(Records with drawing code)
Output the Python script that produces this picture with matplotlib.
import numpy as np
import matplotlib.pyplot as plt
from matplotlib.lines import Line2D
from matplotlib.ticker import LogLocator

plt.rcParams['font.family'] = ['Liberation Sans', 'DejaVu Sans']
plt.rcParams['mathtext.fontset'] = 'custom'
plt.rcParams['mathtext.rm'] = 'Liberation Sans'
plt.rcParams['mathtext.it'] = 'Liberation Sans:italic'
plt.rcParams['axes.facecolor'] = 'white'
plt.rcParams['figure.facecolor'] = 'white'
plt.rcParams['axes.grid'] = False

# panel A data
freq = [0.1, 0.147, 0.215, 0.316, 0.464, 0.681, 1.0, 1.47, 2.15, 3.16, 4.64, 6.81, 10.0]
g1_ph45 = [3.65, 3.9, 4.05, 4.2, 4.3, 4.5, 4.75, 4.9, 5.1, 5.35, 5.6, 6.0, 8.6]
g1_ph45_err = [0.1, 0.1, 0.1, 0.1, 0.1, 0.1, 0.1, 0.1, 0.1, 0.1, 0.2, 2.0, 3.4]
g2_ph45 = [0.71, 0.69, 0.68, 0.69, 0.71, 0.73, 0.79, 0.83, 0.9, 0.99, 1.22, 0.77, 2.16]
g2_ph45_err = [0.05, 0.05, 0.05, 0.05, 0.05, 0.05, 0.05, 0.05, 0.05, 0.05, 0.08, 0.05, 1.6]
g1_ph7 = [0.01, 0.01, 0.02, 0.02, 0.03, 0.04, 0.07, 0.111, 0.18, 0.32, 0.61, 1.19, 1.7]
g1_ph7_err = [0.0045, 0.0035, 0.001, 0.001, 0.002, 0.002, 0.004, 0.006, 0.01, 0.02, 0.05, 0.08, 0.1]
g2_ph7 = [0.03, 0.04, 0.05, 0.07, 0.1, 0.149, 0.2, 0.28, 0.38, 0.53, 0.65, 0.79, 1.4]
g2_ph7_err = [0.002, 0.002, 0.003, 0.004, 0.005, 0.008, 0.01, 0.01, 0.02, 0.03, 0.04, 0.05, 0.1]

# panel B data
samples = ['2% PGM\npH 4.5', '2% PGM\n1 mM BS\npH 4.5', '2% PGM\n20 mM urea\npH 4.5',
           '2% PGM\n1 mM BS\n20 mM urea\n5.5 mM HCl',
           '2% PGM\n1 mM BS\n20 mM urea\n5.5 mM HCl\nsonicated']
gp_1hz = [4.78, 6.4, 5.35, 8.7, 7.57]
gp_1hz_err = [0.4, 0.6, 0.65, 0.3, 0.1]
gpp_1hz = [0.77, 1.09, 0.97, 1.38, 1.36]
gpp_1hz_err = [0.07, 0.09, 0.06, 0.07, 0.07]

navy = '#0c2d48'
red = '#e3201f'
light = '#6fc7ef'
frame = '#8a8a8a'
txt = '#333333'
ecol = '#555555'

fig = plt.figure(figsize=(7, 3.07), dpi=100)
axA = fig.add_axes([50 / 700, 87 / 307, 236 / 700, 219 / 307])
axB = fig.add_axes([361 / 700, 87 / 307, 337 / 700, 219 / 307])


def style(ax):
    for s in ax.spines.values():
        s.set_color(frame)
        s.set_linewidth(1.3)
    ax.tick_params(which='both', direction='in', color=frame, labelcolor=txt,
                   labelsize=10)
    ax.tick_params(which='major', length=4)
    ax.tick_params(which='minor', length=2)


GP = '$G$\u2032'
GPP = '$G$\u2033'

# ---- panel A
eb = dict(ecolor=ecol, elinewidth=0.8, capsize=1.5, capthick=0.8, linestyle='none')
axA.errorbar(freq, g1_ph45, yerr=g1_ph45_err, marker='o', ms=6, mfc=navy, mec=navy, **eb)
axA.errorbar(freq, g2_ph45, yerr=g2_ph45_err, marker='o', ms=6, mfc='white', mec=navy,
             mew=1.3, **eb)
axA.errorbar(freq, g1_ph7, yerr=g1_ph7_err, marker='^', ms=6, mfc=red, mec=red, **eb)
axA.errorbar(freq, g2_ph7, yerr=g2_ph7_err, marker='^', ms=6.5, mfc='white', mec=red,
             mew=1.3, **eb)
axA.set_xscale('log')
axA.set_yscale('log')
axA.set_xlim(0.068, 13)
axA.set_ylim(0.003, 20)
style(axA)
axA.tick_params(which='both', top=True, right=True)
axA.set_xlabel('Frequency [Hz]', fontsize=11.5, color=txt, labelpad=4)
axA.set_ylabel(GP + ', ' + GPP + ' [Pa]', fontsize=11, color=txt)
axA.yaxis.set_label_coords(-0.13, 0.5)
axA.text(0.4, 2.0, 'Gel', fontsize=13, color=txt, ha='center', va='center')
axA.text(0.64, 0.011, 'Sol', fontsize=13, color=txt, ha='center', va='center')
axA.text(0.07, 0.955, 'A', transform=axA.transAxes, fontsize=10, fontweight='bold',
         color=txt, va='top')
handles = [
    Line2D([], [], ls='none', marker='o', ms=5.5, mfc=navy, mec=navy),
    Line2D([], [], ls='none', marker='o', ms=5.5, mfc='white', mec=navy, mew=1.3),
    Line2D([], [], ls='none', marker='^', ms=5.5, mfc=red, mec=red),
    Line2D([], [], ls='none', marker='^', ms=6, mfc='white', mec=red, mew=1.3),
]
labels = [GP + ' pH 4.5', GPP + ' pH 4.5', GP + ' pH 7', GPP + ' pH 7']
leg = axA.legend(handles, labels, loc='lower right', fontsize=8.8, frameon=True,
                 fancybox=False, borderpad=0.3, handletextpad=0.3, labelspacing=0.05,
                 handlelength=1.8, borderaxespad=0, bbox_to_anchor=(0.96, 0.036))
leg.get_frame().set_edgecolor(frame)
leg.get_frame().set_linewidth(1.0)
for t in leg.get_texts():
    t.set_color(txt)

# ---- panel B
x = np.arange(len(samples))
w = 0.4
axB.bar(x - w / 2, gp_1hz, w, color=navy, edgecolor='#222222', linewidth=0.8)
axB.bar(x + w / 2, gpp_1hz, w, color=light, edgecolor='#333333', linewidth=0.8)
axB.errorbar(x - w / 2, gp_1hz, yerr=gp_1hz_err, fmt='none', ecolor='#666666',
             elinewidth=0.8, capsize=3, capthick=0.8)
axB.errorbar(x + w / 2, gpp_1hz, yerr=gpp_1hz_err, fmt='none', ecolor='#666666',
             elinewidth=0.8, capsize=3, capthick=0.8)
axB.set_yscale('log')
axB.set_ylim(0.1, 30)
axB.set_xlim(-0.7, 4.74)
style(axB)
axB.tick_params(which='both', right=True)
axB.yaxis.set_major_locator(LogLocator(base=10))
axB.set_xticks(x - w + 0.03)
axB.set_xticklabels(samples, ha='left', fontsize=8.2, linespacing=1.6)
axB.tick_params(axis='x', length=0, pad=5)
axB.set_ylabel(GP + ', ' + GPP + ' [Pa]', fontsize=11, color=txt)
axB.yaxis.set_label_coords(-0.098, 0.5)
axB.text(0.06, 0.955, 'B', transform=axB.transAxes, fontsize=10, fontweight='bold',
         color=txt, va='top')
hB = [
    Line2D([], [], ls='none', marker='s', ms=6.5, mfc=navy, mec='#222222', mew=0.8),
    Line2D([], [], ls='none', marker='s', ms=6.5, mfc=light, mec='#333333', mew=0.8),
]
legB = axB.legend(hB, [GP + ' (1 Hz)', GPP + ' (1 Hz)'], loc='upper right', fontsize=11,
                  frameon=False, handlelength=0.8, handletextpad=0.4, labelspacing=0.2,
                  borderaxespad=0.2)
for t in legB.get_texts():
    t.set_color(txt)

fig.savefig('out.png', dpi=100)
==
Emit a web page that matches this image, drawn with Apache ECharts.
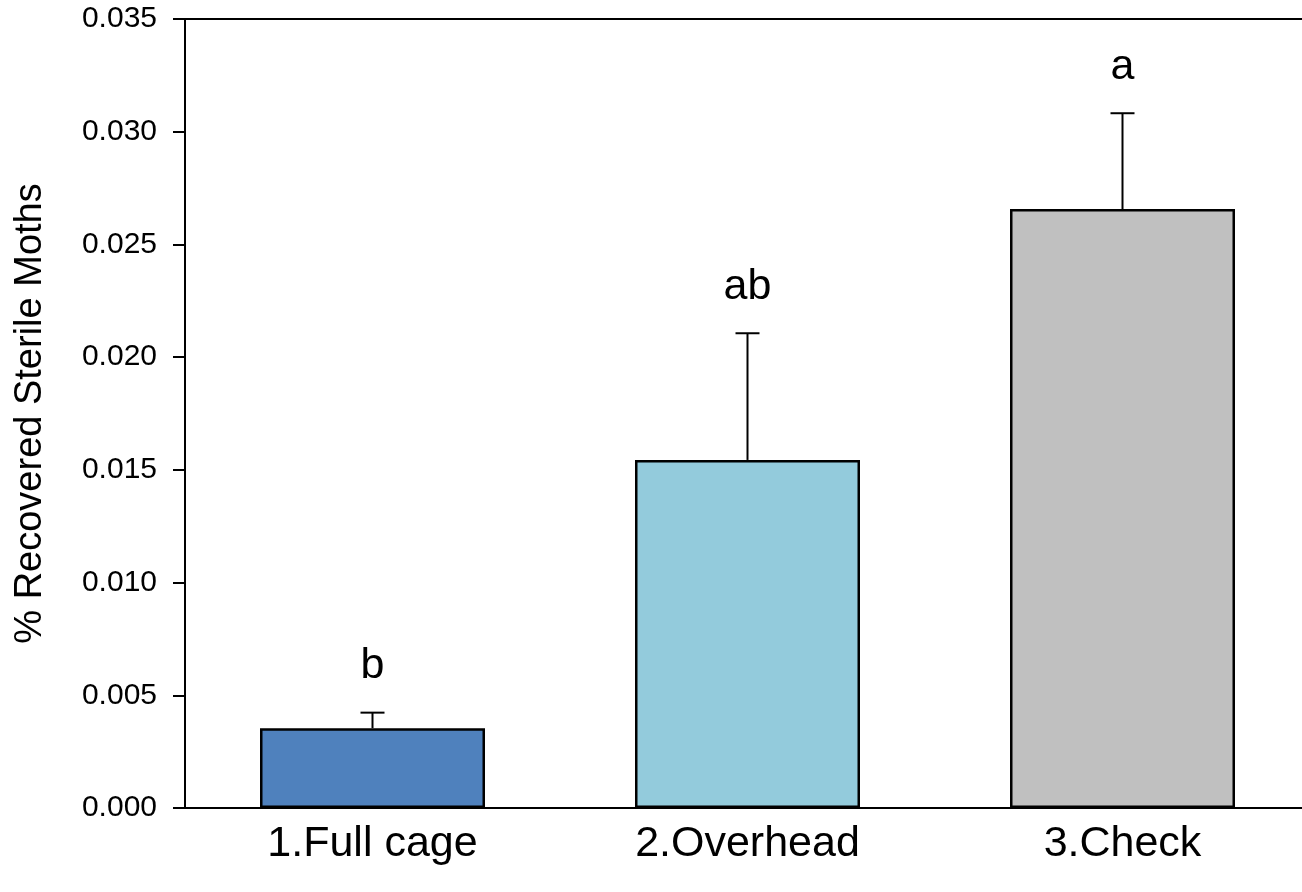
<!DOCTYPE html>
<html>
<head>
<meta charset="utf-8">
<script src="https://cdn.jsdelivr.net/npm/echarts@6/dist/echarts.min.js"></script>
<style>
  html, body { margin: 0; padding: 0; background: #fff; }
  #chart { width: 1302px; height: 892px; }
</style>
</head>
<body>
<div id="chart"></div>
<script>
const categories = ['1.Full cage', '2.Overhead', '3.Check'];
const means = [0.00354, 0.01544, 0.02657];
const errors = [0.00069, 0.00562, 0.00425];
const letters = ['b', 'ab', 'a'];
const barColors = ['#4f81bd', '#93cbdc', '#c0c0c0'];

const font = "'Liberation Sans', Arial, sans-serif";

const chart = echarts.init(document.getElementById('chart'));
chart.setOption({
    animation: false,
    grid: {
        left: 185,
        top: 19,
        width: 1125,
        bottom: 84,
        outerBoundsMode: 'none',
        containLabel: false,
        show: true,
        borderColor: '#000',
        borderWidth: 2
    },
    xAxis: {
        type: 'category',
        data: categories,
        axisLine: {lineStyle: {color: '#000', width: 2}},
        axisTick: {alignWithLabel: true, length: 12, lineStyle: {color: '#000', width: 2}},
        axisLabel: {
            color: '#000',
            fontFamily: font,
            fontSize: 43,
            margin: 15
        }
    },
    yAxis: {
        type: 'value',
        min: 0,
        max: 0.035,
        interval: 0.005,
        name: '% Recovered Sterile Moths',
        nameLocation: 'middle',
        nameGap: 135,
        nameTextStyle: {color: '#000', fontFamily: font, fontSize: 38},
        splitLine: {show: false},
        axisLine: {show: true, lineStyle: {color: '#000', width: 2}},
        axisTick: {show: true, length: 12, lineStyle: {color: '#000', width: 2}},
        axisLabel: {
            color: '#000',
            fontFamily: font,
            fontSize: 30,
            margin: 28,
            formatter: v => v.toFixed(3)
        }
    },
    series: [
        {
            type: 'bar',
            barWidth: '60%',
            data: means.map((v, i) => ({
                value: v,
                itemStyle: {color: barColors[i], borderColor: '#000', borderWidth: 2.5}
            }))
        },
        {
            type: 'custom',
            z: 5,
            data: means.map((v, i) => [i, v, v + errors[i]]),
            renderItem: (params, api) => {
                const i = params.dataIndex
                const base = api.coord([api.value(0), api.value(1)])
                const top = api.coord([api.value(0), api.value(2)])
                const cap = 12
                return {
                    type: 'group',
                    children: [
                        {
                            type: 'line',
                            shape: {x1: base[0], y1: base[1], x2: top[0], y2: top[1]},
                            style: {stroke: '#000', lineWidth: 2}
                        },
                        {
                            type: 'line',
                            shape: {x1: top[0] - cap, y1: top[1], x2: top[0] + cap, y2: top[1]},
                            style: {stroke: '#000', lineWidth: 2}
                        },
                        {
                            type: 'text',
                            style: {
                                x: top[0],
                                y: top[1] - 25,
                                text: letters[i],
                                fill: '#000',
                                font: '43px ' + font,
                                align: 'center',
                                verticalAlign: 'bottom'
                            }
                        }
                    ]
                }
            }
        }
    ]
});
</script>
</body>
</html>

## What you have to do
Give again only the lines that run from the line with "Output the Python" to the line with "plt.rcParams['axes.grid'] = False". Include both of those lines exactly as written.

## Full output
Output the Python script that produces this picture with matplotlib.
import numpy as np
import matplotlib.pyplot as plt
from matplotlib.lines import Line2D
from matplotlib.ticker import LogLocator

plt.rcParams['font.family'] = ['Liberation Sans', 'DejaVu Sans']
plt.rcParams['mathtext.fontset'] = 'custom'
plt.rcParams['mathtext.rm'] = 'Liberation Sans'
plt.rcParams['mathtext.it'] = 'Liberation Sans:italic'
plt.rcParams['axes.facecolor'] = 'white'
plt.rcParams['figure.facecolor'] = 'white'
plt.rcParams['axes.grid'] = False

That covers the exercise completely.